PROBLEM REQUIREMENTS
Quote the listing in full, exactly as given, minus any pictures.

DATA
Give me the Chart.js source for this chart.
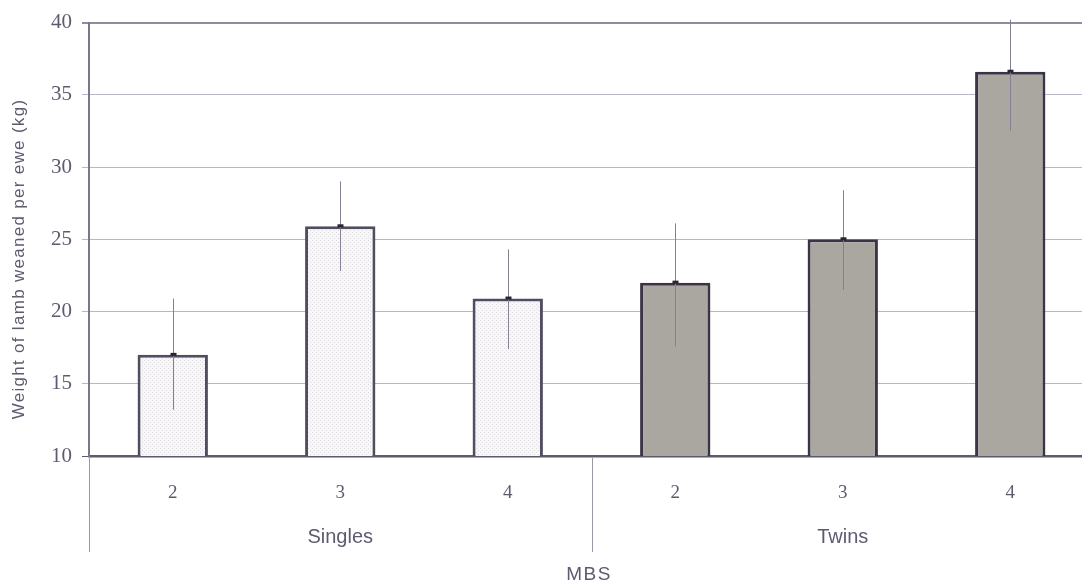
<!DOCTYPE html>
<html>
<head>
<meta charset="utf-8">
<script src="https://cdn.jsdelivr.net/npm/chart.js@4"></script>
<style>
  html, body { margin: 0; padding: 0; background: #fff; overflow: hidden; }
  #wrap { width: 1094px; height: 584px; position: relative; }
</style>
</head>
<body>
<div id="wrap"><canvas id="chart"></canvas></div>
<script>
const mbs = ["2", "3", "4", "2", "3", "4"];
const groups = ["Singles", "Twins"];
const groupOf = [0, 0, 0, 1, 1, 1];
const weights = [17.0, 25.9, 20.9, 22.0, 25.0, 36.6];
const errLow = [13.2, 22.8, 17.4, 17.6, 21.5, 32.5];
const errHigh = [20.9, 29.0, 24.3, 26.1, 28.4, 40.2];
const yTitle = "Weight of lamb weaned per ewe (kg)";
const xTitle = "MBS";

const textColor = "#5e5a70";
const sans = "'Liberation Sans', Arial, sans-serif";
const serif = "'Liberation Serif', 'Times New Roman', serif";

// light dotted fill used for the singles bars
function dotPattern(ctx) {
  const c = document.createElement("canvas");
  c.width = 4;
  c.height = 4;
  const g = c.getContext("2d");
  g.fillStyle = "#f8f7f8";
  g.fillRect(0, 0, 4, 4);
  g.fillStyle = "#dddadf";
  g.fillRect(0, 0, 1, 1);
  g.fillRect(2, 2, 1, 1);
  return ctx.createPattern(c, "repeat");
}

const errorBars = {
  id: "errorBars",
  afterDatasetsDraw(chart) {
    const { ctx, scales: { x, y } } = chart;
    ctx.save();
    weights.forEach((v, i) => {
      const px = Math.round(x.getPixelForValue(i)) + 0.5;
      ctx.strokeStyle = "#857e94";
      ctx.lineWidth = 1;
      ctx.beginPath();
      ctx.moveTo(px, y.getPixelForValue(errHigh[i]));
      ctx.lineTo(px, y.getPixelForValue(errLow[i]));
      ctx.stroke();
      ctx.fillStyle = "#2a2433";
      ctx.fillRect(px - 3, y.getPixelForValue(v) - 2, 6, 3);
    });
    ctx.restore();
  }
};

const extraLabels = {
  id: "extraLabels",
  afterDraw(chart) {
    const { ctx, scales: { x, y } } = chart;
    ctx.save();
    // group separators below the axis
    ctx.strokeStyle = "#9a97a8";
    ctx.lineWidth = 1;
    const mid = (x.getPixelForValue(2) + x.getPixelForValue(3)) / 2;
    [x.left, mid].forEach((sx) => {
      const px = Math.round(sx) + 0.5;
      ctx.beginPath();
      ctx.moveTo(px, y.bottom + 2);
      ctx.lineTo(px, 552);
      ctx.stroke();
    });
    // group names
    ctx.fillStyle = textColor;
    ctx.font = "20px " + sans;
    ctx.textAlign = "center";
    ctx.textBaseline = "middle";
    groups.forEach((g, gi) => {
      const idx = groupOf.indexOf(gi) + 1;
      ctx.fillText(g, x.getPixelForValue(idx), 537);
    });
    ctx.font = "19px " + sans;
    ctx.letterSpacing = "1.5px";
    ctx.fillText(xTitle, 589, 575);
    // y title
    ctx.translate(19, 259);
    ctx.rotate(-Math.PI / 2);
    ctx.font = "17px " + sans;
    ctx.letterSpacing = "1.3px";
    ctx.fillText(yTitle, 0, 0);
    ctx.restore();
  }
};

const canvas = document.getElementById("chart");
const ctx = canvas.getContext("2d");
const pattern = dotPattern(ctx);

new Chart(ctx, {
  type: "bar",
  data: {
    labels: mbs,
    datasets: [
      {
        label: "Weight",
        data: weights,
        backgroundColor: groupOf.map((g) => (g === 0 ? pattern : "#a9a7a0")),
        borderColor: groupOf.map((g) => (g === 0 ? "#514c60" : "#3b3447")),
        borderWidth: 3,
        borderSkipped: false,
        barPercentage: 0.42,
        categoryPercentage: 1,
      },
    ],
  },
  options: {
    responsive: true,
    maintainAspectRatio: false,
    animation: false,
    layout: { padding: { top: 21, right: 0, left: 0, bottom: 0 } },
    plugins: {
      legend: { display: false },
      tooltip: { enabled: false },
    },
    scales: {
      x: {
        grid: { display: false, drawTicks: false },
        border: { display: true, color: "#5d5a6b", width: 2.5 },
        ticks: {
          padding: 26,
          color: textColor,
          font: { family: serif, size: 19 },
        },
        afterFit: (s) => { s.height = 128; },
      },
      y: {
        min: 10,
        max: 40,
        ticks: {
          stepSize: 5,
          padding: 10,
          color: textColor,
          font: { family: serif, size: 21 },
        },
        grid: {
          tickLength: 7,
          color: (c) => (c.tick.value === 40 ? "#8f8c9e" : c.tick.value === 10 ? "#5d5a6b" : "#b8b5c6"),
          lineWidth: (c) => (c.tick.value === 40 ? 2 : 1),
        },
        border: { display: true, color: "#7a778a", width: 2 },
        afterFit: (s) => { s.width = 89; },
      },
    },
  },
  plugins: [errorBars, extraLabels],
});
</script>
</body>
</html>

RESPONSE TO THIS TASK
Give me the Chart.js source for this chart.
<!DOCTYPE html>
<html>
<head>
<meta charset="utf-8">
<script src="https://cdn.jsdelivr.net/npm/chart.js@4"></script>
<style>
  html, body { margin: 0; padding: 0; background: #fff; overflow: hidden; }
  #wrap { width: 1094px; height: 584px; position: relative; }
</style>
</head>
<body>
<div id="wrap"><canvas id="chart"></canvas></div>
<script>
const mbs = ["2", "3", "4", "2", "3", "4"];
const groups = ["Singles", "Twins"];
const groupOf = [0, 0, 0, 1, 1, 1];
const weights = [17.0, 25.9, 20.9, 22.0, 25.0, 36.6];
const errLow = [13.2, 22.8, 17.4, 17.6, 21.5, 32.5];
const errHigh = [20.9, 29.0, 24.3, 26.1, 28.4, 40.2];
const yTitle = "Weight of lamb weaned per ewe (kg)";
const xTitle = "MBS";

const textColor = "#5e5a70";
const sans = "'Liberation Sans', Arial, sans-serif";
const serif = "'Liberation Serif', 'Times New Roman', serif";

// light dotted fill used for the singles bars
function dotPattern(ctx) {
  const c = document.createElement("canvas");
  c.width = 4;
  c.height = 4;
  const g = c.getContext("2d");
  g.fillStyle = "#f8f7f8";
  g.fillRect(0, 0, 4, 4);
  g.fillStyle = "#dddadf";
  g.fillRect(0, 0, 1, 1);
  g.fillRect(2, 2, 1, 1);
  return ctx.createPattern(c, "repeat");
}

const errorBars = {
  id: "errorBars",
  afterDatasetsDraw(chart) {
    const { ctx, scales: { x, y } } = chart;
    ctx.save();
    weights.forEach((v, i) => {
      const px = Math.round(x.getPixelForValue(i)) + 0.5;
      ctx.strokeStyle = "#857e94";
      ctx.lineWidth = 1;
      ctx.beginPath();
      ctx.moveTo(px, y.getPixelForValue(errHigh[i]));
      ctx.lineTo(px, y.getPixelForValue(errLow[i]));
      ctx.stroke();
      ctx.fillStyle = "#2a2433";
      ctx.fillRect(px - 3, y.getPixelForValue(v) - 2, 6, 3);
    });
    ctx.restore();
  }
};

const extraLabels = {
  id: "extraLabels",
  afterDraw(chart) {
    const { ctx, scales: { x, y } } = chart;
    ctx.save();
    // group separators below the axis
    ctx.strokeStyle = "#9a97a8";
    ctx.lineWidth = 1;
    const mid = (x.getPixelForValue(2) + x.getPixelForValue(3)) / 2;
    [x.left, mid].forEach((sx) => {
      const px = Math.round(sx) + 0.5;
      ctx.beginPath();
      ctx.moveTo(px, y.bottom + 2);
      ctx.lineTo(px, 552);
      ctx.stroke();
    });
    // group names
    ctx.fillStyle = textColor;
    ctx.font = "20px " + sans;
    ctx.textAlign = "center";
    ctx.textBaseline = "middle";
    groups.forEach((g, gi) => {
      const idx = groupOf.indexOf(gi) + 1;
      ctx.fillText(g, x.getPixelForValue(idx), 537);
    });
    ctx.font = "19px " + sans;
    ctx.letterSpacing = "1.5px";
    ctx.fillText(xTitle, 589, 575);
    // y title
    ctx.translate(19, 259);
    ctx.rotate(-Math.PI / 2);
    ctx.font = "17px " + sans;
    ctx.letterSpacing = "1.3px";
    ctx.fillText(yTitle, 0, 0);
    ctx.restore();
  }
};

const canvas = document.getElementById("chart");
const ctx = canvas.getContext("2d");
const pattern = dotPattern(ctx);

new Chart(ctx, {
  type: "bar",
  data: {
    labels: mbs,
    datasets: [
      {
        label: "Weight",
        data: weights,
        backgroundColor: groupOf.map((g) => (g === 0 ? pattern : "#a9a7a0")),
        borderColor: groupOf.map((g) => (g === 0 ? "#514c60" : "#3b3447")),
        borderWidth: 3,
        borderSkipped: false,
        barPercentage: 0.42,
        categoryPercentage: 1,
      },
    ],
  },
  options: {
    responsive: true,
    maintainAspectRatio: false,
    animation: false,
    layout: { padding: { top: 21, right: 0, left: 0, bottom: 0 } },
    plugins: {
      legend: { display: false },
      tooltip: { enabled: false },
    },
    scales: {
      x: {
        grid: { display: false, drawTicks: false },
        border: { display: true, color: "#5d5a6b", width: 2.5 },
        ticks: {
          padding: 26,
          color: textColor,
          font: { family: serif, size: 19 },
        },
        afterFit: (s) => { s.height = 128; },
      },
      y: {
        min: 10,
        max: 40,
        ticks: {
          stepSize: 5,
          padding: 10,
          color: textColor,
          font: { family: serif, size: 21 },
        },
        grid: {
          tickLength: 7,
          color: (c) => (c.tick.value === 40 ? "#8f8c9e" : c.tick.value === 10 ? "#5d5a6b" : "#b8b5c6"),
          lineWidth: (c) => (c.tick.value === 40 ? 2 : 1),
        },
        border: { display: true, color: "#7a778a", width: 2 },
        afterFit: (s) => { s.width = 89; },
      },
    },
  },
  plugins: [errorBars, extraLabels],
});
</script>
</body>
</html>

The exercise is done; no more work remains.